Amidst a global pandemic that continues to challenge healthcare systems, cancer treatment continues to advance.

Manufacturers have integrated real-time imaging into therapy systems and companies such as IBA, IntraOp Medical and Varian continue to research FLASH therapy, which delivers ultra-high doses of radiation in less than a second.

Here's a glimpse at what's new and on the horizon in both proton therapy and radiation therapy.


Hitachi Proton
In April, Hitachi Proton’s system was selected in a public bidding process by Tsukuba University in Japan to build their second proton center, which would begin operations in 2025.

In September 2020, Hitachi received Japanese PMDA approval for an imaging device with dual-CBCT functionality and 4D CBCT capability, available for its PROBEAT proton therapy system.

These new technologies will provide faster and more accurate imaging prior to treatment, said Yui Yoshida, manager of the particle therapy division of Hitachi America.

“Dual-CBCT will enable (clinicians) to take CBCT images with only a 110-degree rotation of (the) gantry, which will save time and contribute to faster treatment workflows,” Yoshida said.

Hitachi already has a real-time image gating system during the treatment.

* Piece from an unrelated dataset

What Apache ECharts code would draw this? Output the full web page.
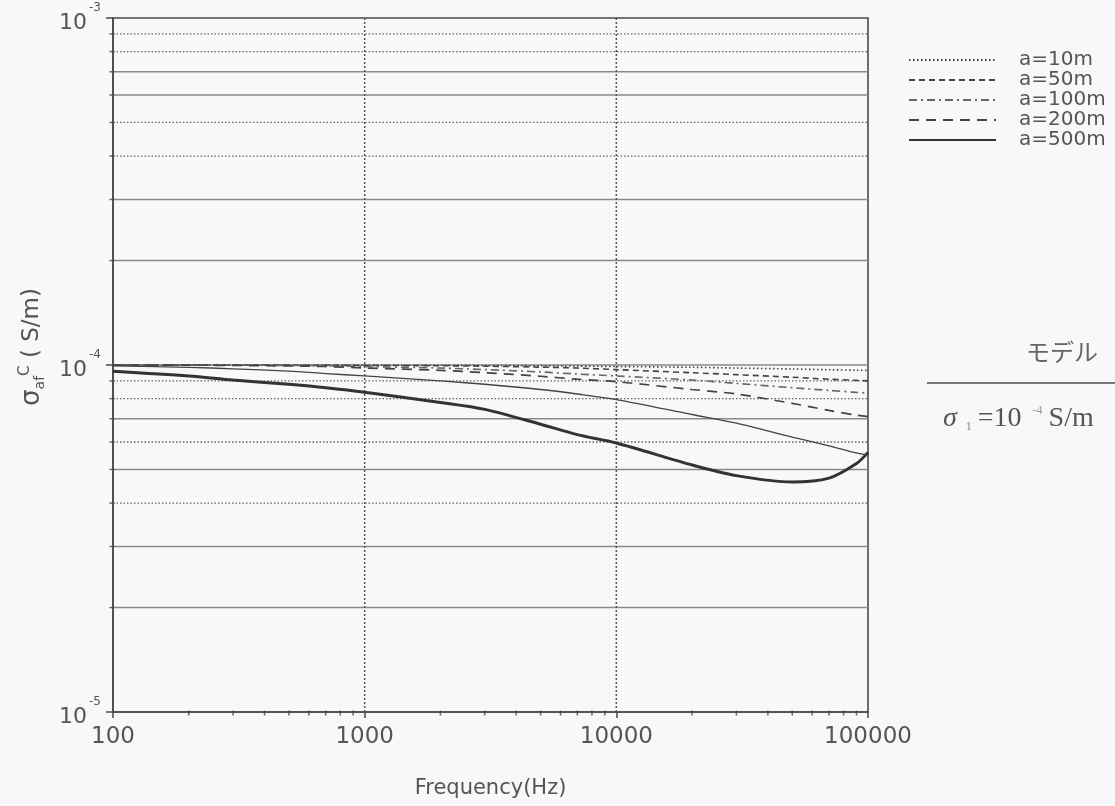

And the 4D CBCT imaging technology will further contribute to image quality by reducing motion effects during patient positioning.

IBA continues to promote, sell, install and maintain its Proteus proton therapy systems to the market. It has sold more than 60 systems worldwide, treating more than 100,000 patients. The next center scheduled to open, in early 2022, for treatment in the U.S. is at University of Kansas Cancer Center.

IBA, its customers and its strategic partners are working together on new clinically relevant technologies.

Among its technology under development is a complete suite of motion management tools to deal with organ motion. The company has several solutions already existing, including beam gating, X-Ray gating and beam repainting. It is currently developing a way to assess interplay effect during the planning phase and a 4D imaging mode that will assess the robustness of the setup before, during or after the treatment delivery.

“Improving the way organ motion is managed should help our customers increase the patients that will qualify for proton therapy,” said Gaelle Coppe, product manager at IBA.

IBA is also developing DynamicARC proton therapy, which delivers spot-scanning proton beam treatments while the gantry is rotating.